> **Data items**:

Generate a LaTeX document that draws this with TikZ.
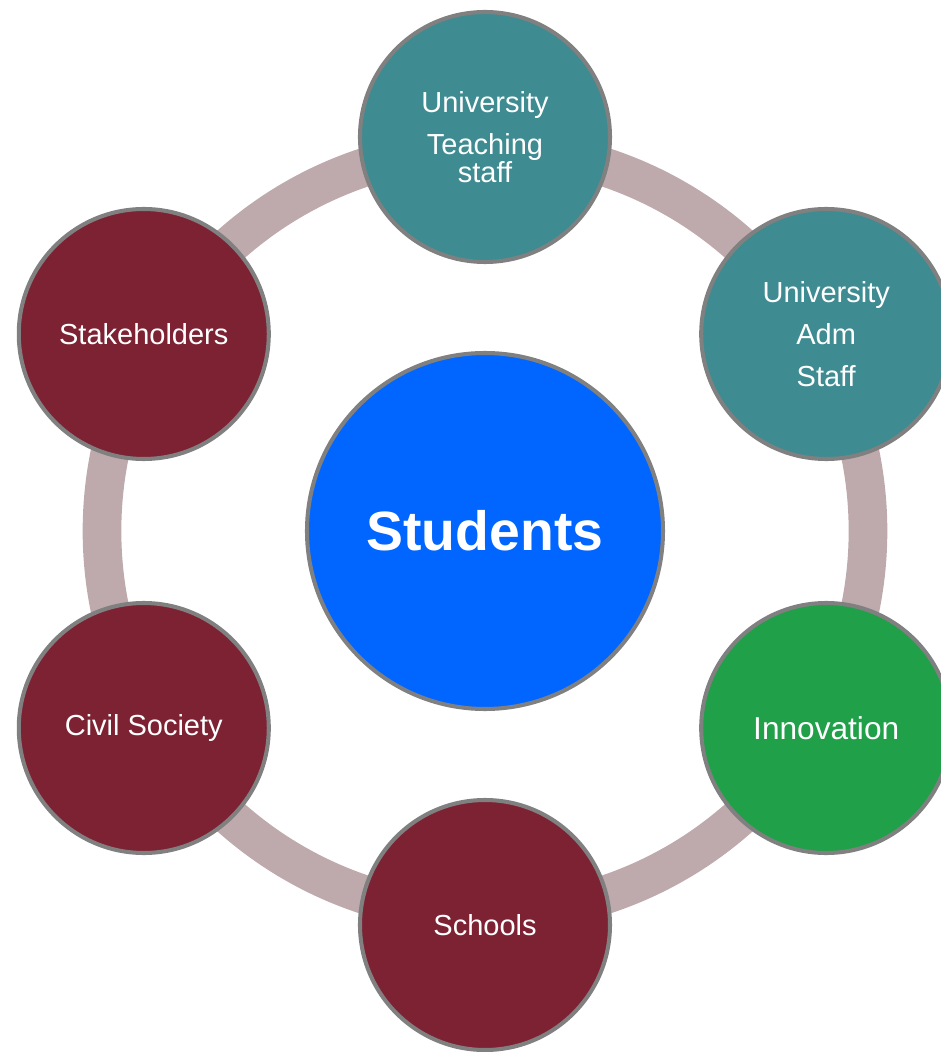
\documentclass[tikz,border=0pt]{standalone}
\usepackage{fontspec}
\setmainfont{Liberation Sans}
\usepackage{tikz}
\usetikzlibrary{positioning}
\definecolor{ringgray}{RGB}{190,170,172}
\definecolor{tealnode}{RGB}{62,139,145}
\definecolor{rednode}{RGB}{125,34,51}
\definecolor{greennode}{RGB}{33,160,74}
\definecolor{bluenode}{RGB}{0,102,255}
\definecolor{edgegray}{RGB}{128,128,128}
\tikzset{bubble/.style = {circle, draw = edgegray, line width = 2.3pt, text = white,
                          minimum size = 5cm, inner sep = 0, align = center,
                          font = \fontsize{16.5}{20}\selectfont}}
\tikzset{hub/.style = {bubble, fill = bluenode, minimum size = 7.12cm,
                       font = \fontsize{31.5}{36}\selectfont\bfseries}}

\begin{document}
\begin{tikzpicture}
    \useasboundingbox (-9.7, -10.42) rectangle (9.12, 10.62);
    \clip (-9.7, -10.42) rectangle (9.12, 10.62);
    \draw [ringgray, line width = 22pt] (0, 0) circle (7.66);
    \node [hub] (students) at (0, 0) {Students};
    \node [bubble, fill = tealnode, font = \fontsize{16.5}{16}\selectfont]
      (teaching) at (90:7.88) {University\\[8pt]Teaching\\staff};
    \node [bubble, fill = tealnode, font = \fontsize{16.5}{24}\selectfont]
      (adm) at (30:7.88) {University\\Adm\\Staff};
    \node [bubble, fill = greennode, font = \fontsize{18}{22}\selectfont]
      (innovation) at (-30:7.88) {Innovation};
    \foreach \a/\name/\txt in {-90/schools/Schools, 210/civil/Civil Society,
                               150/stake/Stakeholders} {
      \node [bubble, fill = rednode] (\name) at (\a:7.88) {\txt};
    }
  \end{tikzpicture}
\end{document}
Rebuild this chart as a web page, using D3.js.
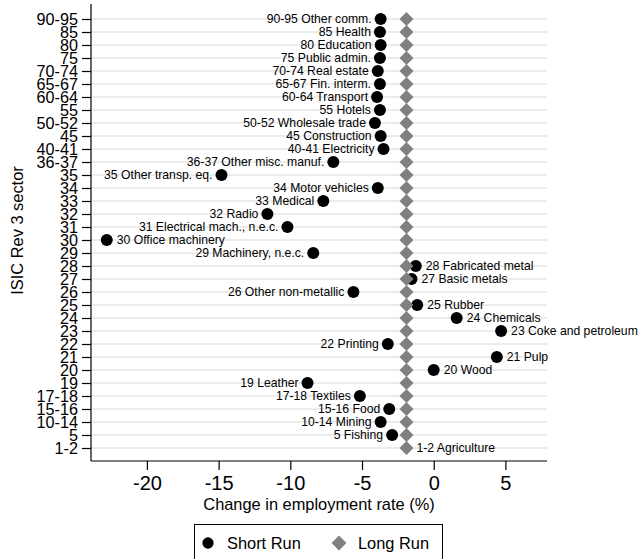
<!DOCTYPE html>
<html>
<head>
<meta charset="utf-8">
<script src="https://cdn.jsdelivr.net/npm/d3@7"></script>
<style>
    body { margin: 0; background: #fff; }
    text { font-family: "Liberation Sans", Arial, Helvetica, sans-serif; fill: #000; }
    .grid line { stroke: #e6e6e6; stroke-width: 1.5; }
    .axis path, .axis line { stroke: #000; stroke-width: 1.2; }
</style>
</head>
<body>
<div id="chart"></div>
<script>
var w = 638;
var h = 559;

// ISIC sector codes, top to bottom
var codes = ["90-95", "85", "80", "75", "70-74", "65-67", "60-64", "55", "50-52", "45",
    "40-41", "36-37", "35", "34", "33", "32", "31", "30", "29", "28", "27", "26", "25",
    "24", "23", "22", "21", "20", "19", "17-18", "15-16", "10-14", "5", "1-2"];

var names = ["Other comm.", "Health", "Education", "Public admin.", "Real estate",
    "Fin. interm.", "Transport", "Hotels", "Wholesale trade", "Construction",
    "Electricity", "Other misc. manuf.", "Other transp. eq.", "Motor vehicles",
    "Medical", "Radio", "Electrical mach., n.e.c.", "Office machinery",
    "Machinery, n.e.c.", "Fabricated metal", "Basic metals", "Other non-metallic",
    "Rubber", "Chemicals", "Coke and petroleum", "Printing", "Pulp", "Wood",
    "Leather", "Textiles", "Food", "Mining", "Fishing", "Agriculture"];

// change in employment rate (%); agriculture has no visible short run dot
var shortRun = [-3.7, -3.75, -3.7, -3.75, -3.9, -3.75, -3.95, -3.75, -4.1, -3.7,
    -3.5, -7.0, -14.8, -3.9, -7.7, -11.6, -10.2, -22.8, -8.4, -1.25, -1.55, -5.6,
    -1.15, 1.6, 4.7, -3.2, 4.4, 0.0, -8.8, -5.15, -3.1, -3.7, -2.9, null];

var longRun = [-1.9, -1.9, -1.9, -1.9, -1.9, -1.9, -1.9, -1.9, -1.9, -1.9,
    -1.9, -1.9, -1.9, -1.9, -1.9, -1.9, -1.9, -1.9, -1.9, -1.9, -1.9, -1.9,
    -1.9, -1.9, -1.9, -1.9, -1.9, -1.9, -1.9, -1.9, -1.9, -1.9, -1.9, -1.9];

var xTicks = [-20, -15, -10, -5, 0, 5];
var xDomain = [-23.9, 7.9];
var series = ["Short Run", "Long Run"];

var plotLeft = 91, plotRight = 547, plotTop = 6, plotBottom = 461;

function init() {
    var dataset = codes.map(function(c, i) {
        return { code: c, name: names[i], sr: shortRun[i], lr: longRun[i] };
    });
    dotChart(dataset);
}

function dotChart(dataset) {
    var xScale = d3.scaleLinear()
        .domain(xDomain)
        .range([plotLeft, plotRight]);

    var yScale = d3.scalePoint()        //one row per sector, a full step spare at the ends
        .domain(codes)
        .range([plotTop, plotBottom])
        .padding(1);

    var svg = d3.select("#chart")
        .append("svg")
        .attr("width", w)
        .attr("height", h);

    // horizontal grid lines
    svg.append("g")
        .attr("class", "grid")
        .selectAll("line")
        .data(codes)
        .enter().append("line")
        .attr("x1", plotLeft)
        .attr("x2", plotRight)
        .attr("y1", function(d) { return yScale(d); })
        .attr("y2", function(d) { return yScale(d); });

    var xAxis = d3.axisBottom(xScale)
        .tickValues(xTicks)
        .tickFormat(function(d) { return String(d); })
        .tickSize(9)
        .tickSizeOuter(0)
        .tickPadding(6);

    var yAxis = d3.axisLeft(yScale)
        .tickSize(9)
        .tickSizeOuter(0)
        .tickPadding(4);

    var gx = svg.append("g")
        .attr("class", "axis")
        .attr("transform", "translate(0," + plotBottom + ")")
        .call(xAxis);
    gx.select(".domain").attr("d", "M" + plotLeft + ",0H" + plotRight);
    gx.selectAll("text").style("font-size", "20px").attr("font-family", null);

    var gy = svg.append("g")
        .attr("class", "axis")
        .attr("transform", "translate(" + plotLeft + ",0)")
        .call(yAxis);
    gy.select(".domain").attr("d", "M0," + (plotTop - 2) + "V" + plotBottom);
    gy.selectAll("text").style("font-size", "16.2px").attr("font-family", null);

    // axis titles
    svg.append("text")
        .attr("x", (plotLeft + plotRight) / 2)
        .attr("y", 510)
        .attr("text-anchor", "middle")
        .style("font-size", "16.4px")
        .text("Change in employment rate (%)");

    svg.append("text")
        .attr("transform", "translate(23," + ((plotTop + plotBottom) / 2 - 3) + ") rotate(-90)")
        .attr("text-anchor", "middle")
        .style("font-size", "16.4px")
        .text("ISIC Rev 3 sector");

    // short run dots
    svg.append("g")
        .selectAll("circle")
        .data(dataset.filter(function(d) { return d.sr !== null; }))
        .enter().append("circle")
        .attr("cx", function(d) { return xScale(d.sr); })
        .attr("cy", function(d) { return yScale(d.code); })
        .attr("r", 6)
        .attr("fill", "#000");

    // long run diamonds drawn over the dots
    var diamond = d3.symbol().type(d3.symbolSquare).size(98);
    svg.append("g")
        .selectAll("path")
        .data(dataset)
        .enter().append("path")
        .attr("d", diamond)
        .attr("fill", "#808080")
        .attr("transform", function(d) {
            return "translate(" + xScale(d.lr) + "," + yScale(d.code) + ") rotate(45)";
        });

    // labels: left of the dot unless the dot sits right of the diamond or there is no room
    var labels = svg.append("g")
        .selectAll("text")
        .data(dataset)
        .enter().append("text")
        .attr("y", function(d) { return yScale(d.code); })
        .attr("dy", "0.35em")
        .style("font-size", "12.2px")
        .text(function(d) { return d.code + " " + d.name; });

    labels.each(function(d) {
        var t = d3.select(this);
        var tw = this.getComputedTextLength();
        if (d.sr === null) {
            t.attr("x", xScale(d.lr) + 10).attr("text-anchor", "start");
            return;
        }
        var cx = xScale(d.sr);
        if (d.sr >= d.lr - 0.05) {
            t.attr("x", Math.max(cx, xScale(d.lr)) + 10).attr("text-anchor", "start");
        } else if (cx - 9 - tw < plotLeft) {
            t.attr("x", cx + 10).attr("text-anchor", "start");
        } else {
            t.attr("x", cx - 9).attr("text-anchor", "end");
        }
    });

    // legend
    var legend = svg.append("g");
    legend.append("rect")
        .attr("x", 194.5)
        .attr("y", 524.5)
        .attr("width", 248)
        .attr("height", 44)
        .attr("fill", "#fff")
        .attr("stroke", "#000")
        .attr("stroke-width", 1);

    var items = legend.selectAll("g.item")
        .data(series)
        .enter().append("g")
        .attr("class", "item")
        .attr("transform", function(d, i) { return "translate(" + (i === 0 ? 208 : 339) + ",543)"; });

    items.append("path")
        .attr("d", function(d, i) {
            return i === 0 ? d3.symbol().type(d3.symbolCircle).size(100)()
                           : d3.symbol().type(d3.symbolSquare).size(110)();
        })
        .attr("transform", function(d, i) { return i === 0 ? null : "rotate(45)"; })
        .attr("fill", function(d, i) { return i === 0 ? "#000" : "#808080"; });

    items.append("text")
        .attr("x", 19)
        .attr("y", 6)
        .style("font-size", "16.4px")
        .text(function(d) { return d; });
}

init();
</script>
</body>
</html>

> **WHAT YOU WILL DO**:
Both the line with "Rebuild this chart" and the line with "-3.7, -2.9, null];" are included: reproduce them and every line between, exactly, with pictures omitted.

> **TASK SOLUTION**:
Rebuild this chart as a web page, using D3.js.
<!DOCTYPE html>
<html>
<head>
<meta charset="utf-8">
<script src="https://cdn.jsdelivr.net/npm/d3@7"></script>
<style>
    body { margin: 0; background: #fff; }
    text { font-family: "Liberation Sans", Arial, Helvetica, sans-serif; fill: #000; }
    .grid line { stroke: #e6e6e6; stroke-width: 1.5; }
    .axis path, .axis line { stroke: #000; stroke-width: 1.2; }
</style>
</head>
<body>
<div id="chart"></div>
<script>
var w = 638;
var h = 559;

// ISIC sector codes, top to bottom
var codes = ["90-95", "85", "80", "75", "70-74", "65-67", "60-64", "55", "50-52", "45",
    "40-41", "36-37", "35", "34", "33", "32", "31", "30", "29", "28", "27", "26", "25",
    "24", "23", "22", "21", "20", "19", "17-18", "15-16", "10-14", "5", "1-2"];

var names = ["Other comm.", "Health", "Education", "Public admin.", "Real estate",
    "Fin. interm.", "Transport", "Hotels", "Wholesale trade", "Construction",
    "Electricity", "Other misc. manuf.", "Other transp. eq.", "Motor vehicles",
    "Medical", "Radio", "Electrical mach., n.e.c.", "Office machinery",
    "Machinery, n.e.c.", "Fabricated metal", "Basic metals", "Other non-metallic",
    "Rubber", "Chemicals", "Coke and petroleum", "Printing", "Pulp", "Wood",
    "Leather", "Textiles", "Food", "Mining", "Fishing", "Agriculture"];

// change in employment rate (%); agriculture has no visible short run dot
var shortRun = [-3.7, -3.75, -3.7, -3.75, -3.9, -3.75, -3.95, -3.75, -4.1, -3.7,
    -3.5, -7.0, -14.8, -3.9, -7.7, -11.6, -10.2, -22.8, -8.4, -1.25, -1.55, -5.6,
    -1.15, 1.6, 4.7, -3.2, 4.4, 0.0, -8.8, -5.15, -3.1, -3.7, -2.9, null];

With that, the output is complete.